A panel of practitioners discussed ‘The Future of Advertising’ at the inaugural Medianews4u.com Futurescope Conclave in Bengaluru on 15th July 2022.
The session was moderated by former adman Lakshmipathy Bhat, now Senior VP, Global Marketing & Communications, Robosoft Technologies.
Panellists included Nagaraj Krishnamurthy, Chief Strategy Officer and Analytics Head, Madison India; Parthasarathy Mandayam, Chief Strategy Officer, Group South Asia; Priyanka Borah, Founding Partner, Talented; and Kaustav Das, Chief Executive Officer, Ralph&Das.
The conversation veered to who will lead the mandate on advertising in future, with several genres of specialist agencies emerging from a once-unified model.
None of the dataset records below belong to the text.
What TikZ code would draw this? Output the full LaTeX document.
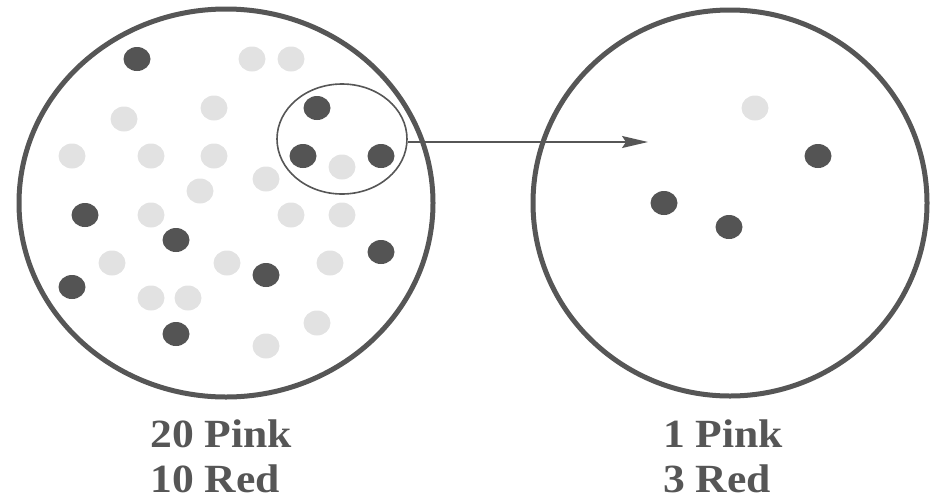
\documentclass[tikz,border=0pt]{standalone}
\usepackage{fontspec}
\setmainfont{Liberation Serif}
\newfontfamily\lblfont[FakeStretch=1.09]{Liberation Serif}
\usetikzlibrary{shapes.geometric,arrows.meta}
\definecolor{inkgray}{HTML}{565656}
\definecolor{pinkdot}{HTML}{E2E2E2}
\definecolor{reddot}{HTML}{545454}
\tikzset{
  jar/.style={draw=inkgray, line width=5pt, ellipse, inner sep=0pt},
  reddotstyle/.style={fill=reddot, ellipse, inner sep=0pt, minimum width=27pt, minimum height=24pt},
  pinkdotstyle/.style={fill=pinkdot, ellipse, inner sep=0pt, minimum width=27pt, minimum height=25pt},
  lbl/.style={text=inkgray, font=\lblfont\bfseries\fontsize{40}{45}\selectfont, anchor=base west, inner sep=0pt, text depth=0pt},
}
\begin{document}
\begin{tikzpicture}[x=1pt,y=-1pt]
\useasboundingbox (0,0) rectangle (933,499);
% jars
\node[jar, minimum width=414pt, minimum height=388pt] (left) at (226,203) {};
\node[jar, minimum width=394pt, minimum height=386pt] (right) at (730,203) {};
% red dots left
\foreach \x/\y [count=\i] in {137/59,317/108,303/156,381/156,85/215,176/240,381/252,72/287,266/275,176/334}
  \node[reddotstyle] (r\i) at (\x,\y) {};
% pink dots left
\foreach \x/\y [count=\i] in {252/59,291/59,214/108,124/119,72/156,151/156,214/156,342/167,266/179,200/191,151/215,291/215,342/215,112/263,227/263,330/263,151/298,188/298,317/323,266/346}
  \node[pinkdotstyle] (p\i) at (\x,\y) {};
% sample selection
\node[draw=inkgray, line width=1.6pt, ellipse, inner sep=0pt, minimum width=130pt, minimum height=110pt] (sel) at (342,139) {};
% right dots
\node[pinkdotstyle] (sp1) at (755,108) {};
\node[reddotstyle] (sr1) at (818,156) {};
\node[reddotstyle] (sr2) at (664,203) {};
\node[reddotstyle] (sr3) at (729,227) {};
% arrow
\coordinate (tip) at (648,142);
\draw[draw=inkgray, line width=1.6pt, -{Stealth[length=26pt,width=12pt,inset=4pt]}] (sel.east |- tip) -- (tip);
% labels
\node[lbl] (l1) at (150,447) {20 Pink};
\node[lbl] (l2) at (150,492) {10 Red};
\node[lbl] (l3) at (663,447) {1 Pink};
\node[lbl] (l4) at (663,492) {3 Red};
\end{tikzpicture}
\end{document}
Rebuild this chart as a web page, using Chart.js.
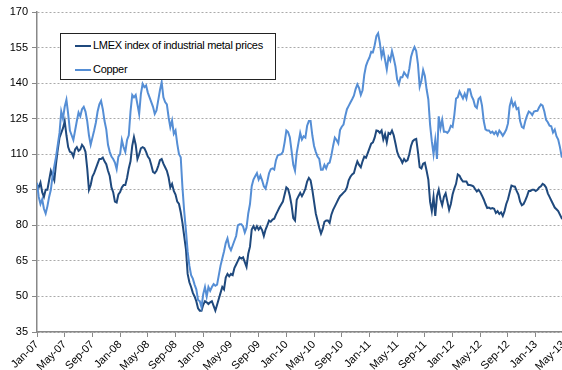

“The important factors are integration and specialisation. And as long as there is an entity that is able to integrate specialisations, that’s where the future goes,” noted Mandayam.
He continued, “I believe the future is going to be based on a couple of things. The first one is consent – in the early days, ads didn’t depend on consent. But, increasingly, ads are going to be based on people giving you permission to say that they are okay with receiving messages from you on this device in this manner. The second factor is authenticity.”
Das noted that whoever is able to articulate the vision for the brand and knows how to bring that alive, will lead the conversation.
Responding to Bhat’s question on whether the ad agencies as we know them are dead, Krishnamurthy said, “There was a discussion even during the 1960s that the concept of the agency model is dead. This happens because we are defining agencies and have a specific definition of what an agency should do. That gets transformed.”
He continued, “If you define an agency as something that helps the marketers meet the end goal, being true to the consumers, I don’t think it’s ever going to die. The shape and structure will change, and they have changed. The old agency model does not render itself to agility. The agency has to change its structure economically. And marketers need to understand that agility comes with a cost.”
On the notion that the CEO of the day is far removed from advertising, both Krishnamurthy and Mandayam offered an opposing point of view. “CEOs are very interested in advertising because it’s the second largest expense on their P & L and, at the end, it’s about accountability,” said Mandayam.
The business of awards
Borah, the core founding team of whose agency is credited with the globally awarded ‘The Unfiltered History Tour’ for Vice at their earlier employer, Dentsu Webchutney, was probed on the business of awards and the value they add to the real advertising that works in the market.
Borah said, “Creative awards are a great way to attract the kind of clients you want to work with; it gives them confidence. It is also a confidence boost to the talent.”
Das, who has worked for several agencies before launching independent Ralph&Das, noted that if the question had been posed a few years ago, he would not have attached any importance to awards. In its early days, Ralph&Das avowed to steer clear of awards. But now, creative awards are becoming a necessity to attract talent, he revealed.
“Creative awards are good for our business. What we need to do is clean up the awards,” Das surmised.